Dalla attenta disanima dello stato attuale della terapia della SLA deriva la consapevolezza dei tre autori che il momento storico è propizio per l’acquisizione di importanti traguardi terapeutici, non fosse altro che per le incalzanti scoperte di nuovi meccanismi patogenetici dettati dalla identificazione di nuovi geni patogenetici.
Il lavoro di Lancet Neurology analizza anche i trial clinici controllati relativi al trattamento farmacologico e non farmacologico dei sintomi della malattia, come ad esempio la scialorrea, la fatica, la perdita di peso, proponendo un quadro attuale dell’impegno più globale della comunità scientifica coinvolta della cura dei pazienti affetti da SLA.

“È solo dalla consapevolezza – prosegue VincenzoSilani – degli insuccessi terapeutici del passato e della loro possibile spiegazione che può derivare una soluzione per il futuro.
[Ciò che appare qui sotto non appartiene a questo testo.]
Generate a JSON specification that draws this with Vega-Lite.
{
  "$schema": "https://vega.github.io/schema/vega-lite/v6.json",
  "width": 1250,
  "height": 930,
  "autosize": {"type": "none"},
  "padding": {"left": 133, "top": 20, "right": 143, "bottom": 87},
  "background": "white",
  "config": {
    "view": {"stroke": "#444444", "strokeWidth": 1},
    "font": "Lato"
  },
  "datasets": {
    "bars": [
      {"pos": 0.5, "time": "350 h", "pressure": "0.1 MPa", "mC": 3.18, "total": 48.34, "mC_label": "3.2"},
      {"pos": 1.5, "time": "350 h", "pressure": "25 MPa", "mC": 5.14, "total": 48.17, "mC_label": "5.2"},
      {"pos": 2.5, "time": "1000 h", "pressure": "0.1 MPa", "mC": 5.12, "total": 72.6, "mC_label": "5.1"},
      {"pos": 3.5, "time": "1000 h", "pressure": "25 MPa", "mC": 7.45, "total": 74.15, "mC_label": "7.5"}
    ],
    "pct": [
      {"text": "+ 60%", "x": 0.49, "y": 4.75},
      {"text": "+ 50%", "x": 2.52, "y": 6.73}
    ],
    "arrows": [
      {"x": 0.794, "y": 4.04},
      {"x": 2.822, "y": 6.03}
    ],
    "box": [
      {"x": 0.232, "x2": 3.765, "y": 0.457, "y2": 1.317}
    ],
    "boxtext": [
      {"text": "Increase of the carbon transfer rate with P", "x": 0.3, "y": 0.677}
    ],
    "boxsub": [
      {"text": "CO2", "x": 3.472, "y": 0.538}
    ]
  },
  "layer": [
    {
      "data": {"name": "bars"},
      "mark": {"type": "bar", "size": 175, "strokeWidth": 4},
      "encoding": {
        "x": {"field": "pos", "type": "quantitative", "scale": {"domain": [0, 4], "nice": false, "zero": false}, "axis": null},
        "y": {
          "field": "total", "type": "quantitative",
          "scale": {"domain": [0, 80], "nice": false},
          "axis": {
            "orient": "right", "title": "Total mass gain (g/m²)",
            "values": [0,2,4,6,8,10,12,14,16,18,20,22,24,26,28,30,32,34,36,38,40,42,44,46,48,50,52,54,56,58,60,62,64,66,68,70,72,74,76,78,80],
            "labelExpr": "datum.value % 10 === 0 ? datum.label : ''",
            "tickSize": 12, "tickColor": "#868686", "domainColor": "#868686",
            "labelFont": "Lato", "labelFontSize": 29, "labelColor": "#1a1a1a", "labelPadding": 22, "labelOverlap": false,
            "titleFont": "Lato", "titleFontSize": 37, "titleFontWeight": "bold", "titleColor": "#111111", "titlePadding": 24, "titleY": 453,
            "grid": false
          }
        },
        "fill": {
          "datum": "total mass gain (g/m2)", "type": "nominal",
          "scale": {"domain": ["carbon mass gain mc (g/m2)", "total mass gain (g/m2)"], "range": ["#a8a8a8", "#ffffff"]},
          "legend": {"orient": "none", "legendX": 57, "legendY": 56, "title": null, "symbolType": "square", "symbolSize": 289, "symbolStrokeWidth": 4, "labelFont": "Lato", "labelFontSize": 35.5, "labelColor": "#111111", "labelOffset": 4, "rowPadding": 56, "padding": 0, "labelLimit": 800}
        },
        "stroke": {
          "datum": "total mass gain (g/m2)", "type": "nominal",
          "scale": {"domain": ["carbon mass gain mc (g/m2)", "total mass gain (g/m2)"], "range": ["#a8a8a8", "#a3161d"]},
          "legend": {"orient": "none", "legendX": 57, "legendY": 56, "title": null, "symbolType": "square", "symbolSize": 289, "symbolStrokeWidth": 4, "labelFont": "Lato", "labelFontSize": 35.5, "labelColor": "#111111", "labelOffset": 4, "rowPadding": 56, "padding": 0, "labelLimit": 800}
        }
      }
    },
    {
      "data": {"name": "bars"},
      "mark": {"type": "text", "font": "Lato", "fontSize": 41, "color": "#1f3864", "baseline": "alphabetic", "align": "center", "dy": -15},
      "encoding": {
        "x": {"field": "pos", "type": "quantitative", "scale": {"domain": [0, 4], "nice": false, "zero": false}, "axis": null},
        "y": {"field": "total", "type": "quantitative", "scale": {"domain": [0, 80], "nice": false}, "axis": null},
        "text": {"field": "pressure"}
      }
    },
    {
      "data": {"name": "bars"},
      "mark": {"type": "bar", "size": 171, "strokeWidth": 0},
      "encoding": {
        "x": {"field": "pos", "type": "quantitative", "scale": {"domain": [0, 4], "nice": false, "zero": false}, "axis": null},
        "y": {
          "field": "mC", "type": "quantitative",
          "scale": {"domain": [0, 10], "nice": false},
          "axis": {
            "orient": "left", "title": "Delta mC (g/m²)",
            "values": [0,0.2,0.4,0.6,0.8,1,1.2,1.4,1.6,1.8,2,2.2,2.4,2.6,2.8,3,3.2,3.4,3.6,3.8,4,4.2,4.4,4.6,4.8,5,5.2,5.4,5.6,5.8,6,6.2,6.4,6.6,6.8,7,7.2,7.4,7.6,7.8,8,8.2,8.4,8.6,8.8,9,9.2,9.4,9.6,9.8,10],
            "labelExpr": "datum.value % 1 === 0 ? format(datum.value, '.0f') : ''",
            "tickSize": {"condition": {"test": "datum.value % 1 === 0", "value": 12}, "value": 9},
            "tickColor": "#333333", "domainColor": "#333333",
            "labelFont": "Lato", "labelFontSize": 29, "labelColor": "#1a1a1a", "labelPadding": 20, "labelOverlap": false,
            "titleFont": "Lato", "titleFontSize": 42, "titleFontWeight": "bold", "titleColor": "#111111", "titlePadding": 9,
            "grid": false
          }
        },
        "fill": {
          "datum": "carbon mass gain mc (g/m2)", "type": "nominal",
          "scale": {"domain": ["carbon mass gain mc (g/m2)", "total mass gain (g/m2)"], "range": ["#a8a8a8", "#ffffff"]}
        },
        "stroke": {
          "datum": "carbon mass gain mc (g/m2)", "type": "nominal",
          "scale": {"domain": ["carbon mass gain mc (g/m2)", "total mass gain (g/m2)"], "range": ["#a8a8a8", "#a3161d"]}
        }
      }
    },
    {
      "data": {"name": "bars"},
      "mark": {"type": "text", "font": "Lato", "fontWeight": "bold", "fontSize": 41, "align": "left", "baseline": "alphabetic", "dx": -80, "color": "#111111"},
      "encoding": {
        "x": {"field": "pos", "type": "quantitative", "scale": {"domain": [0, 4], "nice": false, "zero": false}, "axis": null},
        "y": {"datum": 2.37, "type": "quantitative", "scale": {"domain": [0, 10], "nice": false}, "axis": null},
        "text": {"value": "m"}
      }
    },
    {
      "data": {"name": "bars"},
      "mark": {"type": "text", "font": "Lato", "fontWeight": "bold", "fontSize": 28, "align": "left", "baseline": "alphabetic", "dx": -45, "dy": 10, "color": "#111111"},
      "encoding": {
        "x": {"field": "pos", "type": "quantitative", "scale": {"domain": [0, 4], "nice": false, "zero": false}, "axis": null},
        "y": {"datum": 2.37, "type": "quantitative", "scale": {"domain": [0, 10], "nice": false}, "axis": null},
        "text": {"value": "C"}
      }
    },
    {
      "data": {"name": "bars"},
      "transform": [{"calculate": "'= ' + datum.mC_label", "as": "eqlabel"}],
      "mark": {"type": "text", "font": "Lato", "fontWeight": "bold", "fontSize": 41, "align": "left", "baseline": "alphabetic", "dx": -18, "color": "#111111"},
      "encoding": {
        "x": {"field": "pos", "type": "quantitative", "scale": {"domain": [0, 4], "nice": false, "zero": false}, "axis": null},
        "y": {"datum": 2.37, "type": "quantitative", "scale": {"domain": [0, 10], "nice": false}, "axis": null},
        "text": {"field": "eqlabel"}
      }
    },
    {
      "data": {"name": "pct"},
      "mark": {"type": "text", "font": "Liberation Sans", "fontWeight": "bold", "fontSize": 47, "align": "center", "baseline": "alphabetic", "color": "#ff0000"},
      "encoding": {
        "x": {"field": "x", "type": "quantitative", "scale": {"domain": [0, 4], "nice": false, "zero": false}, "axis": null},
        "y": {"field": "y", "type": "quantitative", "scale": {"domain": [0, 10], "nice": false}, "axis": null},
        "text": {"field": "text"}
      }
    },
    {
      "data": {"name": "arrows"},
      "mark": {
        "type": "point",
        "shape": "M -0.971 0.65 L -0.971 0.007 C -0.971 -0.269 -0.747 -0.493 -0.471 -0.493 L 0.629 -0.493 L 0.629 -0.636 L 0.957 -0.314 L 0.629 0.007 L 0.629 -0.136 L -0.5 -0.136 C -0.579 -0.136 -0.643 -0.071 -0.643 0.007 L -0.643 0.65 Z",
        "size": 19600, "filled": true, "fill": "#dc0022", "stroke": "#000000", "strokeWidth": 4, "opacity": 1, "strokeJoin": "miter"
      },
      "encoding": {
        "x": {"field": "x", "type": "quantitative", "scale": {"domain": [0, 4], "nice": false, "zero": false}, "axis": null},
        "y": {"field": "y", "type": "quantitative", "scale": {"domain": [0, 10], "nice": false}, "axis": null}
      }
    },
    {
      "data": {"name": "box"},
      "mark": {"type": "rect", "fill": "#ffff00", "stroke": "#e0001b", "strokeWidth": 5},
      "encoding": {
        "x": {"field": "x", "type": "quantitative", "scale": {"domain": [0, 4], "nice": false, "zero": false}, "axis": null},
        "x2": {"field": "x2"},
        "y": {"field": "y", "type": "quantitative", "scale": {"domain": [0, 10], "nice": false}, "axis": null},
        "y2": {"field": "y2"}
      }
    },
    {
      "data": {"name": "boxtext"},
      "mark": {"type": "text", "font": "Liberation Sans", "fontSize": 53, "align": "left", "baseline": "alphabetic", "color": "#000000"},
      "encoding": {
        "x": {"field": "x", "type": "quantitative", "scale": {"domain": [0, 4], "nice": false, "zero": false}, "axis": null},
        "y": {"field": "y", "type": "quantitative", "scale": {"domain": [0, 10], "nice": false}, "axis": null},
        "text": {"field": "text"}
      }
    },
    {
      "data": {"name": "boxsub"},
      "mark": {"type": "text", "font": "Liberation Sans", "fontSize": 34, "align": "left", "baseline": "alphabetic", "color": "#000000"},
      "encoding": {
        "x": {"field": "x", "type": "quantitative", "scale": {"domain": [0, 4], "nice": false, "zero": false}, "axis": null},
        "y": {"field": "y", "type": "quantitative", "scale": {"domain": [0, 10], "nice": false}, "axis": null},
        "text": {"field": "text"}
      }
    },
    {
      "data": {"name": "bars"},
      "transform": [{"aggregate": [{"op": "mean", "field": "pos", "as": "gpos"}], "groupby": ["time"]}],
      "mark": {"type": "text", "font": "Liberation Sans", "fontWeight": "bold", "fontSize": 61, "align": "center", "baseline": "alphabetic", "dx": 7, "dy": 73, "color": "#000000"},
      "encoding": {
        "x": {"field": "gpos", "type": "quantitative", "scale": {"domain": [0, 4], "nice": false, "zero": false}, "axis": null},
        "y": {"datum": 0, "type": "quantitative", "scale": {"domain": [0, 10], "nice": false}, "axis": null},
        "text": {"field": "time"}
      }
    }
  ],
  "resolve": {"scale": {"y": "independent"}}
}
La migliore collaborazione tra i ricercatori di base ed i clinici con il supporto di diversi esperti e delle associazioni dei pazienti, potrà fare la differenza. La definizione di un biomarcatore di malattia rappresenta la reale acquisizione utile a monitorate l’efficacia di un nuovo trattamento che, ad ora, viene solo valutato con parametri clinici”.

L’analisi storica conclusa con questo lavoro di alto impatto sulla comunità scientifica internazionale – conclude Vincenzo Silani – fornisce il supporto metodologicamente corretto per pianificare l’approccio terapeutico del futuro: la SLA è una malattia neurologica tra le più drammatiche ma è anche la più rappresentativa di tutte le malattie neurodegenerative. Il successo anche parziale di un trattamento segnerà il destino di una serie di malattie che condividono momenti patogenetici comuni, come ad esempio le Demenze Frontotemporali, che oggi configurano con la SLA un continuum clinico e patogenetico.